U.S. Supreme Court nominee Neil Gorsuch told a Senate panel Tuesday that no Trump administration official had pressured him to promise how he would vote on hot-button issues that could come before the high court.
"I don't believe in litmus tests for judges," Gorsuch, a federal appellate judge, told the Senate Judiciary Committee. "No one in that [nomination] process asked me for any commitments, any kind of promises about how I'd rule in any kind of case.
"I have no difficulty ruling for or against any party," the nominee added.
Gorsuch's comment on the second day of his confirmation hearing preceded intensive questioning by lawmakers, especially Democrats, about some controversial Trump campaign promises. Those included reinstituting torture for terror suspects, banning Muslims from entering the United States and nominating judges who would overturn Roe v. Wade, the 1973 Supreme Court decision that established a woman's right to an abortion.

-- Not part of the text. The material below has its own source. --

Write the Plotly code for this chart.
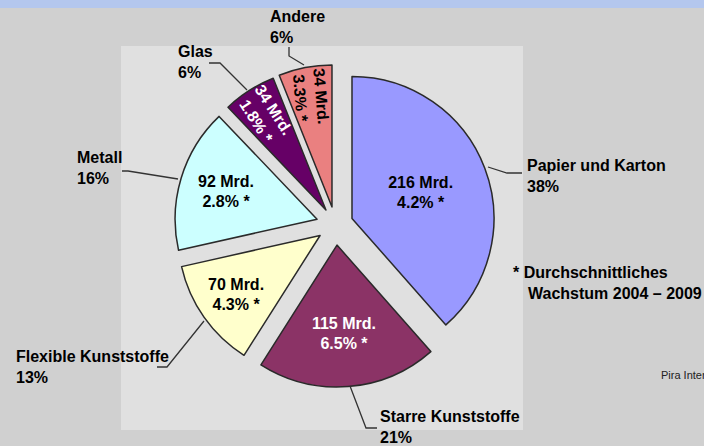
import math
import plotly.graph_objects as go

# ---- data ----
categories = ["Papier und Karton", "Starre Kunststoffe", "Flexible Kunststoffe",
              "Metall", "Glas", "Andere"]
values_mrd = [216, 115, 70, 92, 34, 34]
share_pct = [38, 21, 13, 16, 6, 6]
growth_pct = [4.2, 6.5, 4.3, 2.8, 1.8, 3.3]
footnote = ["* Durchschnittliches", "Wachstum 2004 \u2013 2009"]
source = "Pira International"

# ---- style ----
W, H = 704, 446
L, R, T, B = 121, 523, 46, 430          # inner panel in pixels
colors = ["#9999FF", "#8B3366", "#FFFFCC", "#CCFFFF", "#660066", "#EA8080"]
txt_colors = ["black", "white", "black", "black", "white", "black"]
pulls = [0.125, 0.144, 0.132, 0.135, 0.123, 0.127]
radial = [False, False, False, False, True, True]
FONT = "Liberation Sans, Arial, sans-serif"


def px(x):
    return (x - L) / (R - L)


def py(y):
    return (B - y) / (B - T)


inside = [f"{v} Mrd.<br>{g}% *" for v, g in zip(values_mrd, growth_pct)]

cx, cy, half = 335.4, 224.7, 162.4
dom_x = [px(cx - half), px(cx + half)]
dom_y = [py(cy + half), py(cy - half)]
radius = half / (1 + max(pulls))

fig = go.Figure()
fig.add_trace(go.Pie(
    values=values_mrd, labels=categories, sort=False,
    direction="clockwise", rotation=0, pull=pulls,
    domain=dict(x=dom_x, y=dom_y), textinfo="text",
    textposition="inside", hoverinfo="skip", showlegend=False,
    text=[t if not r else "" for t, r in zip(inside, radial)],
    marker=dict(colors=colors, line=dict(color="#2a2a2a", width=1.5)),
    insidetextorientation="horizontal",
    textfont=dict(family=FONT, size=16, color=txt_colors, weight="bold")))

annotations = []

# radial labels for the two narrow slices, placed along each slice's mid-angle
total = sum(values_mrd)
cum = 0
for i, v in enumerate(values_mrd):
    a0 = cum / total * 360
    cum += v
    a1 = cum / total * 360
    if not radial[i]:
        continue
    mid = math.radians((a0 + a1) / 2)
    dx, dy = math.sin(mid), -math.cos(mid)
    r = radius * (pulls[i] + 0.79)
    annotations.append(dict(
        xref="paper", yref="paper", x=px(cx + dx * r), y=py(cy + dy * r),
        xanchor="center", yanchor="middle", showarrow=False,
        textangle=math.degrees(mid) - 270 + (6 if i == 5 else 0),
        text=inside[i],
        font=dict(family=FONT, size=16, color=txt_colors[i], weight="bold")))

# outside labels: (left x, centre y) in pixels, leader line points
label_pos = {
    "Papier und Karton": (525, 175.5, [(488, 167), (507, 173), (522, 173)]),
    "Starre Kunststoffe": (378, 427, [(350, 386), (366, 428), (377, 428)]),
    "Flexible Kunststoffe": (14, 367, [(204, 321), (167, 367), (157, 367)]),
    "Metall": (75, 167.5, [(178, 179), (128, 171), (122, 171)]),
    "Glas": (176, 61.5, [(247, 90), (220, 63), (209, 63)]),
    "Andere": (268, 26.5, [(304, 65), (289, 56), (289, 47)]),
}

shapes = [
    dict(type="rect", xref="paper", yref="paper", x0=0, x1=1, y0=0, y1=1,
         fillcolor="#E0E0E0", line=dict(width=0), layer="below"),
    dict(type="rect", xref="paper", yref="paper", x0=px(0), x1=px(W),
         y0=py(8), y1=py(0), fillcolor="#B4C7EE", line=dict(width=0),
         layer="below"),
]
for cat, pct in zip(categories, share_pct):
    x, y, pts = label_pos[cat]
    annotations.append(dict(
        xref="paper", yref="paper", x=px(x), y=py(y), xanchor="left",
        yanchor="middle", align="left", showarrow=False,
        text=f"<b>{cat}<br>{pct}%</b>",
        font=dict(family=FONT, size=16, color="black")))
    path = "M " + " L ".join(f"{px(a)},{py(b)}" for a, b in pts)
    shapes.append(dict(type="path", xref="paper", yref="paper", path=path,
                       line=dict(color="#333333", width=1.3)))

annotations.append(dict(xref="paper", yref="paper", x=px(511), y=py(272),
                        xanchor="left", yanchor="middle", showarrow=False,
                        text=f"<b>{footnote[0]}</b>",
                        font=dict(family=FONT, size=16, color="black")))
annotations.append(dict(xref="paper", yref="paper", x=px(526), y=py(293),
                        xanchor="left", yanchor="middle", showarrow=False,
                        text=f"<b>{footnote[1]}</b>",
                        font=dict(family=FONT, size=16, color="black")))
annotations.append(dict(xref="paper", yref="paper", x=px(659), y=py(375),
                        xanchor="left", yanchor="middle", showarrow=False,
                        text=source,
                        font=dict(family=FONT, size=11, color="#222222")))

fig.update_layout(
    width=W, height=H,
    margin=dict(l=L, r=W - R, t=T, b=H - B, pad=0),
    paper_bgcolor="#D0D0D0",
    plot_bgcolor="#E0E0E0",
    annotations=annotations,
    shapes=shapes,
)

fig.write_html("out.html",
               config={"displayModeBar": False},
               post_script="document.body.style.margin='0px';"
                           "document.body.style.overflow='hidden';")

"President Trump promised a Muslim ban," said Democratic Senator Patrick Leahy of Vermont, adding that a Republican congressman recently predicted Gorsuch would vote to uphold such a ban if he were confirmed to the Supreme Court.
"Senator, a lot of people say a lot of silly things," Gorsuch replied. "I'm not going to say anything here that would give anybody any idea how I'd rule in any case like that that could come before the Supreme Court."
Senators of both parties pressed Gorsuch to speak on torture.
"In case President Trump is watching [the hearing]: If you start waterboarding people, you may get impeached," warned Republican Lindsey Graham of South Carolina before posing a question to Gorsuch. "Is that a fair summary? Would he [Trump] be subject to prosecution?"
"Senator, I'm not going to speculate," Gorsuch responded.
"But he's not above the law," Graham continued.
"No man is above the law," Gorsuch said.
WATCH: Gorsuch on impartiality
On abortion, the nominee noted that while Roe v. Wade established a legal precedent that had been reaffirmed repeatedly, he also said courts "may overrule precedent."
Democrats have portrayed Gorsuch as a pro-corporate jurist who would tilt the legal playing field against ordinary Americans, and they pressed him on cases in which he sided with large companies over their employees.
"How do we have confidence that you just won't be for the big corporations, that you will be for the little men?" asked California Democrat Dianne Feinstein.
"I've participated in 2,700 opinions over 10½ years" on the federal bench, Gorsuch replied. "And if you want cases where I've ruled for the little guy as well as the big guy, there are plenty of them."
Democrats also continued to vent about the Republican majority's refusal to consider former President Barack Obama's nominee for the same seat, Judge Merrick Garland, once held by conservative Justice Antonin Scalia, who died early last year.
"Do you think he [Garland] was treated fairly by this committee?" Leahy asked.
"He's an outstanding judge," Gorsuch said. "I can't get involved in politics."
Judicial nominees, both liberal and conservative, historically have refused to allow themselves to be pinned down on pending legal issues during their confirmation hearings. Gorsuch did the same, including when Feinstein asked whether courts should have the ultimate say in determining the extent of Americans' right to bear arms.
"Can you do [answer] yes or no?" Feinstein asked.
"No, I wish I could," Gorsuch responded.
"I wish you could, too," Feinstein added.
Gorsuch repeatedly returned to the fundamental American concept of an independent judiciary and the separation of powers in three co-equal branches of government, while also stressing his conservative judicial philosophy that judges exist to apply the laws Congress writes, not rule from the bench.
"Judges would make pretty rotten legislators," Gorsuch said. "We're life-tenured. You can't get rid of us. … It would be a pretty poor way to run a democracy."
Gorsuch will face at least one more day of questioning by all senators in the committee. Later, the panel will vote on whether to recommend his nomination to the full Senate.
Republicans hold 52 of the Senate's 100 seats and would need eight Democrats to support Gorsuch should a filibuster necessitate a three-fifths vote to advance his nomination in the full chamber.
Democrats are under intense pressure from progressive activists to oppose Gorsuch, but Republicans have the option of changing Senate rules to eliminate the minority party's ability to block Supreme Court nominees should Democrats vote as a bloc against Gorsuch.